Return the material word for word. Do not include the pictures.

**Data provided:**
┄┄┄┄┄┄
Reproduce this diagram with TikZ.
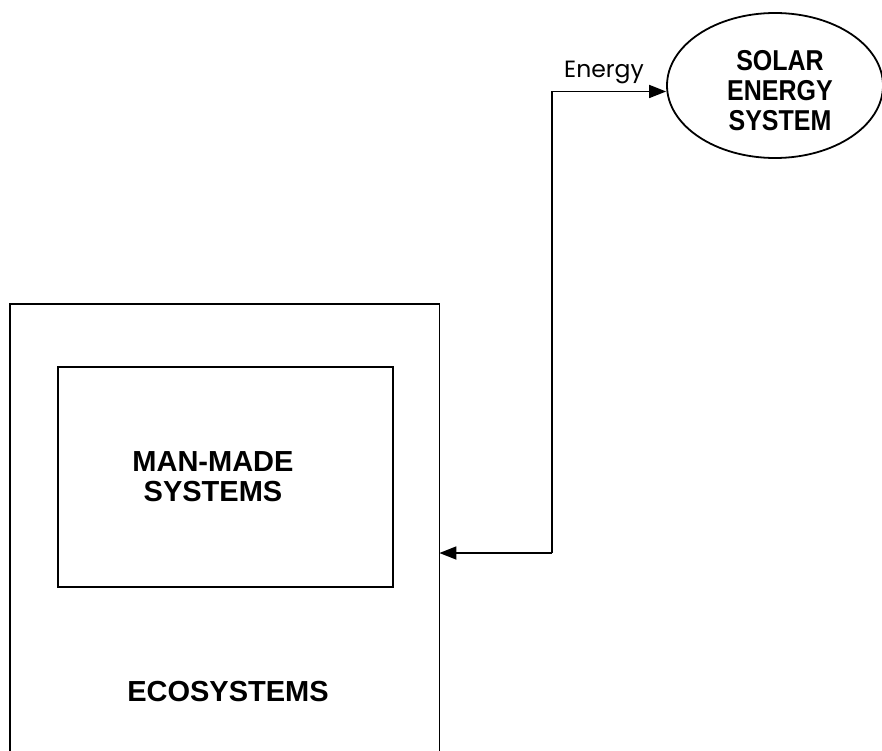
\documentclass[tikz,border=0pt]{standalone}
\usepackage{fontspec}
\setmainfont{Liberation Sans}
\newfontfamily\labelfont{Poppins}
\usetikzlibrary{arrows.meta,shapes.geometric}
\tikzset{
  boxline/.style={line width=1.8pt},
  bigtext/.style={font=\fontsize{29}{30}\selectfont\bfseries, align=center, inner sep=0pt},
  soltext/.style={font=\fontsize{25}{26}\selectfont\bfseries, align=center, inner sep=0pt, yscale=1.15, transform shape},
  flow/.style={line width=1.8pt, -{Triangle[length=17pt,width=13pt]}},
}
\begin{document}
\begin{tikzpicture}[x=1pt,y=-1pt]
\useasboundingbox (0,0) rectangle (882,751);
% outer ecosystem box (open at bottom, runs off the page)
\node[minimum width=429pt, minimum height=447pt, anchor=north west, inner sep=0pt] (eco) at (10,304) {};
\draw[boxline] (eco.south west) -- (eco.north west) -- (eco.north east) -- (eco.south east);
% inner man-made box
\node[boxline, draw, minimum width=335pt, minimum height=220pt, anchor=north west, inner sep=0pt] (man) at (57,366) {};
\node[bigtext] (mantext) at (213,477) {MAN-MADE\\SYSTEMS};
\node[bigtext] (ecotext) at (228,692) {ECOSYSTEMS};
% solar ellipse
\node[ellipse, draw, boxline, minimum width=216pt, minimum height=145pt, inner sep=0pt] (sun) at (775,85.5) {};
\node[soltext] (suntext) at (780,91) {SOLAR\\ENERGY\\SYSTEM};
% connectors
\coordinate (corner) at (552,553);
\coordinate (topcorner) at (552,91.5);
\draw[flow] (corner) -- (eco.east |- corner);
\draw[flow] (corner) -- (topcorner) -- (sun.west |- topcorner);
\node[font=\labelfont\fontsize{23.5}{26}\selectfont, anchor=base, inner sep=0pt] (energy) at (604,78) {Energy};
\end{tikzpicture}
\end{document}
┄┄┄┄┄┄
**Reply to the task:**
Reproduce this diagram with TikZ.
\documentclass[tikz,border=0pt]{standalone}
\usepackage{fontspec}
\setmainfont{Liberation Sans}
\newfontfamily\labelfont{Poppins}
\usetikzlibrary{arrows.meta,shapes.geometric}
\tikzset{
  boxline/.style={line width=1.8pt},
  bigtext/.style={font=\fontsize{29}{30}\selectfont\bfseries, align=center, inner sep=0pt},
  soltext/.style={font=\fontsize{25}{26}\selectfont\bfseries, align=center, inner sep=0pt, yscale=1.15, transform shape},
  flow/.style={line width=1.8pt, -{Triangle[length=17pt,width=13pt]}},
}
\begin{document}
\begin{tikzpicture}[x=1pt,y=-1pt]
\useasboundingbox (0,0) rectangle (882,751);
% outer ecosystem box (open at bottom, runs off the page)
\node[minimum width=429pt, minimum height=447pt, anchor=north west, inner sep=0pt] (eco) at (10,304) {};
\draw[boxline] (eco.south west) -- (eco.north west) -- (eco.north east) -- (eco.south east);
% inner man-made box
\node[boxline, draw, minimum width=335pt, minimum height=220pt, anchor=north west, inner sep=0pt] (man) at (57,366) {};
\node[bigtext] (mantext) at (213,477) {MAN-MADE\\SYSTEMS};
\node[bigtext] (ecotext) at (228,692) {ECOSYSTEMS};
% solar ellipse
\node[ellipse, draw, boxline, minimum width=216pt, minimum height=145pt, inner sep=0pt] (sun) at (775,85.5) {};
\node[soltext] (suntext) at (780,91) {SOLAR\\ENERGY\\SYSTEM};
% connectors
\coordinate (corner) at (552,553);
\coordinate (topcorner) at (552,91.5);
\draw[flow] (corner) -- (eco.east |- corner);
\draw[flow] (corner) -- (topcorner) -- (sun.west |- topcorner);
\node[font=\labelfont\fontsize{23.5}{26}\selectfont, anchor=base, inner sep=0pt] (energy) at (604,78) {Energy};
\end{tikzpicture}
\end{document}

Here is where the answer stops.